バイオマス発電の成功ポイントは、原料の低コスト・安定的な確保である。そのため、設備・機器に関する知見だけでなく、原料の安定供給を可能にするPKS(椰子殻) ビジネスを始めとするバイオマス燃料に関する最新の情報も持っていました。事業展開のコンサルが出来るレベルで。

それだけに留まらず、大学院における『交わり』の成果であるコンソーシアムは、構成理事のそれぞれのビジネスモデルの秀逸さによって、私の想い描く「省」「創」「蓄」の総合エネルギーマネジメントコンサルタントNO1.の実現に大きく寄与してくれています。現在進行形で!

「電気」の『見える化』ともうひとつ、私が一早く世に出したビジネスモデルがあります。「太陽光の屋根貸しビジネス」です。
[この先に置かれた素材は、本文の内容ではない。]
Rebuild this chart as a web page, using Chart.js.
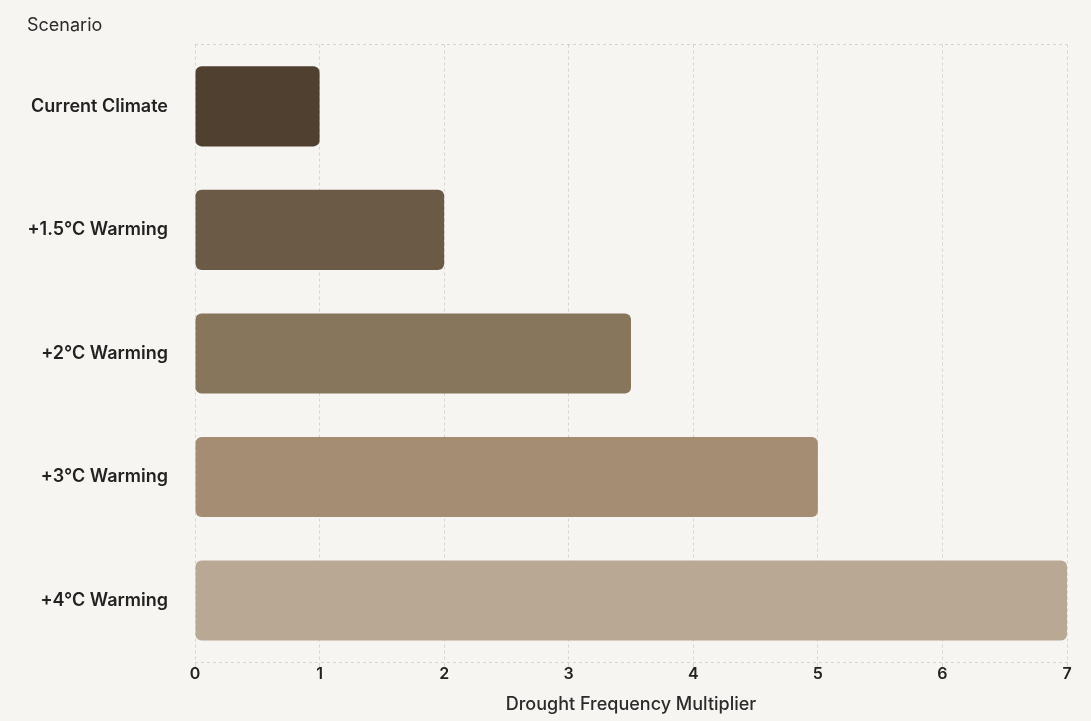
<!DOCTYPE html>
<html>
<head>
<meta charset="utf-8">
<script src="https://cdn.jsdelivr.net/npm/chart.js@4"></script>
<style>
  html, body { margin: 0; padding: 0; background: #f7f5f1; }
  #wrap { width: 1091px; height: 721px; }
</style>
</head>
<body>
<div id="wrap"><canvas id="droughtChart"></canvas></div>
<script>
var scenarios = ["Current Climate", "+1.5°C Warming", "+2°C Warming", "+3°C Warming", "+4°C Warming"];
var multipliers = [1, 2, 3.5, 5, 7];
var barColors = ["#4f4030", "#6b5a46", "#87755c", "#a48d73", "#b9a893"];
var xTicks = [0, 1, 2, 3, 4, 5, 6, 7];

var gridColor = "rgba(0,0,0,0.13)";

// the axis border line ignores border.dash, so dash the whole canvas while scales draw
var dashedBorder = {
    id: "dashedBorder",
    beforeDraw: function (chart) {
        chart.ctx.setLineDash([3, 3]);
    },
    afterDraw: function (chart) {
        chart.ctx.setLineDash([]);
    },
};

new Chart(document.getElementById("droughtChart"), {
    type: "bar",
    data: {
        labels: scenarios,
        datasets: [
            {
                label: "Drought Frequency Multiplier",
                data: multipliers,
                backgroundColor: barColors,
                borderRadius: 6,
                borderSkipped: false,
                barPercentage: 0.72,
                categoryPercentage: 0.9,
            },
        ],
    },
    options: {
        indexAxis: "y",
        responsive: true,
        maintainAspectRatio: false,
        animation: false,
        layout: { padding: { left: 27, right: 24, top: 15, bottom: 6 } },
        plugins: {
            legend: { display: false },
            tooltip: { enabled: false },
            title: {
                display: true,
                text: "Scenario",
                align: "start",
                color: "#2b2b2b",
                font: { family: "Inter", size: 18, weight: "normal" },
                padding: { top: 0, bottom: 8 },
            },
        },
        scales: {
            x: {
                min: 0,
                max: 7,
                afterBuildTicks: function (axis) {
                    axis.ticks = xTicks.map(function (v) { return { value: v }; });
                },
                grid: {
                    color: gridColor,
                    lineWidth: 1,
                    tickLength: 6,
                },
                border: { display: true, color: gridColor, dash: [3, 3] },
                ticks: {
                    color: "#222",
                    padding: -4,
                    font: { family: "Inter", size: 16, weight: "600" },
                },
                title: {
                    display: true,
                    text: "Drought Frequency Multiplier",
                    color: "#2b2b2b",
                    font: { family: "Inter", size: 18, weight: "500" },
                    padding: { top: 14, bottom: 0 },
                },
            },
            y: {
                afterFit: function (axis) {
                    axis.width = 168;
                },
                grid: {
                    offset: true,
                    drawTicks: false,
                    color: function (ctx) {
                        return ctx.index === 0 ? gridColor : "transparent";
                    },
                },
                border: { display: false, dash: [3, 3] },
                ticks: {
                    color: "#222",
                    padding: 27,
                    font: { family: "Inter", size: 18, weight: "600" },
                },
            },
        },
    },
    plugins: [dashedBorder],
});
</script>
</body>
</html>
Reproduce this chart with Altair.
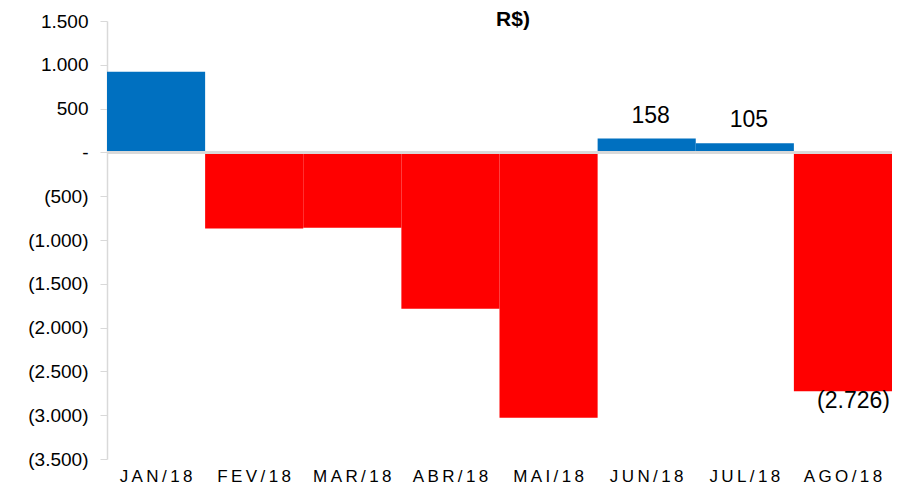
import altair as alt
import pandas as pd

months = ["JAN/18", "FEV/18", "MAR/18", "ABR/18", "MAI/18", "JUN/18", "JUL/18", "AGO/18"]
values = [920, -870, -860, -1784, -3030, 158, 105, -2726]
labels = ["", "", "", "", "", "158", "105", "(2.726)"]
y_ticks = [1500, 1000, 500, 0, -500, -1000, -1500, -2000, -2500, -3000, -3500]
title_text = "R$)"

FONT = "Liberation Sans"
spaced = ["\u2009".join(m) for m in months]

df = pd.DataFrame({"mes": spaced, "valor": values, "rotulo": labels})

x = alt.X("mes:N", sort=spaced, title=None,
          scale=alt.Scale(paddingInner=0, paddingOuter=0),
          axis=alt.Axis(domain=False, ticks=False, labelAngle=0, labelPadding=9,
                        labelFontSize=17, labelFont=FONT, labelColor="#000000"))
y = alt.Y("valor:Q", title=None,
          scale=alt.Scale(domain=[-3500, 1500], nice=False),
          axis=alt.Axis(values=y_ticks, grid=False, domainColor="#d9d9d9", domainWidth=1.5,
                        tickColor="#d9d9d9", tickSize=7, labelPadding=12,
                        labelFontSize=19, labelFont=FONT, labelColor="#000000",
                        labelExpr="datum.value == 0 ? '-\u00a0\u00a0\u00a0' : (datum.value < 0 ? '(' + replace(format(-datum.value, ','), ',', '.') + ')' : replace(format(datum.value, ','), ',', '.') + '\u00a0')"))

base = alt.Chart(df)

bars = base.mark_bar().encode(
    x=x, y=y,
    color=alt.condition(alt.datum.valor > 0, alt.value("#0070C0"), alt.value("#FF0000")),
)

zero = base.mark_rule(color="#d9d9d9", strokeWidth=2).encode(y=alt.datum(0))

pos_lab = base.transform_filter("datum.valor > 0 && datum.rotulo != ''").mark_text(
    font=FONT, fontSize=23, color="#000000", align="center", baseline="alphabetic", dx=4, dy=-16
).encode(x=x, y=y, text="rotulo:N")

neg_lab = base.transform_filter("datum.valor < 0 && datum.rotulo != ''").mark_text(
    font=FONT, fontSize=23, color="#000000", align="right", baseline="alphabetic", dx=47, dy=17
).encode(x=x, y=y, text="rotulo:N")

title = alt.Chart(pd.DataFrame({"t": [title_text]})).mark_text(
    font=FONT, fontSize=21, fontWeight="bold", color="#000000", align="center", baseline="top"
).encode(x=alt.value(406), y=alt.value(-12.5), text="t:N")

chart = alt.layer(bars, zero, pos_lab, neg_lab, title).properties(
    width=785, height=438,
    autosize=alt.AutoSizeParams(type="none"),
    padding={"left": 99, "top": 13, "right": 0, "bottom": 29},
).configure_view(stroke=None)

chart.save("out.html", embed_options={"renderer": "svg", "actions": False})
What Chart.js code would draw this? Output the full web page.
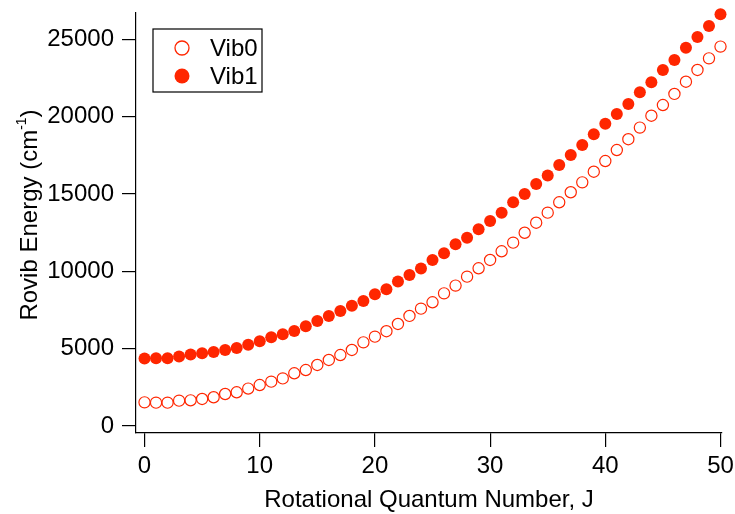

スーパーマーケットの店舗や物流センターの屋根を太陽光発電事業希望者に貸し出し、日本中のスーパーの屋根で太陽光発電を行なう「スーパーソーラーベルト構想」です。

しかし当時は、

  1. 屋根を借りる発電事業者が外資中心で契約書も厚く、一方で外資系企業が20年間日本でビジネスをやり続けるかを疑問視された。
  2. 設置の際、及び設置後、屋根が損傷し水漏れを起こした場合、全ての責任をとって貰えるのかの問題が解決されなかった。
  3. 前例がないため、家賃の設定金額が妥当かどうか解らず様子見が頻発した

等の理由から大半の計画がとん挫し、そうした中でもこのリスクを背負う決断をしたお客様は(幸せ)になっています。2Mの屋根の貸し出しで年間賃料収入1千万円近くを貰っている大手食品スーパーのお客様がいます。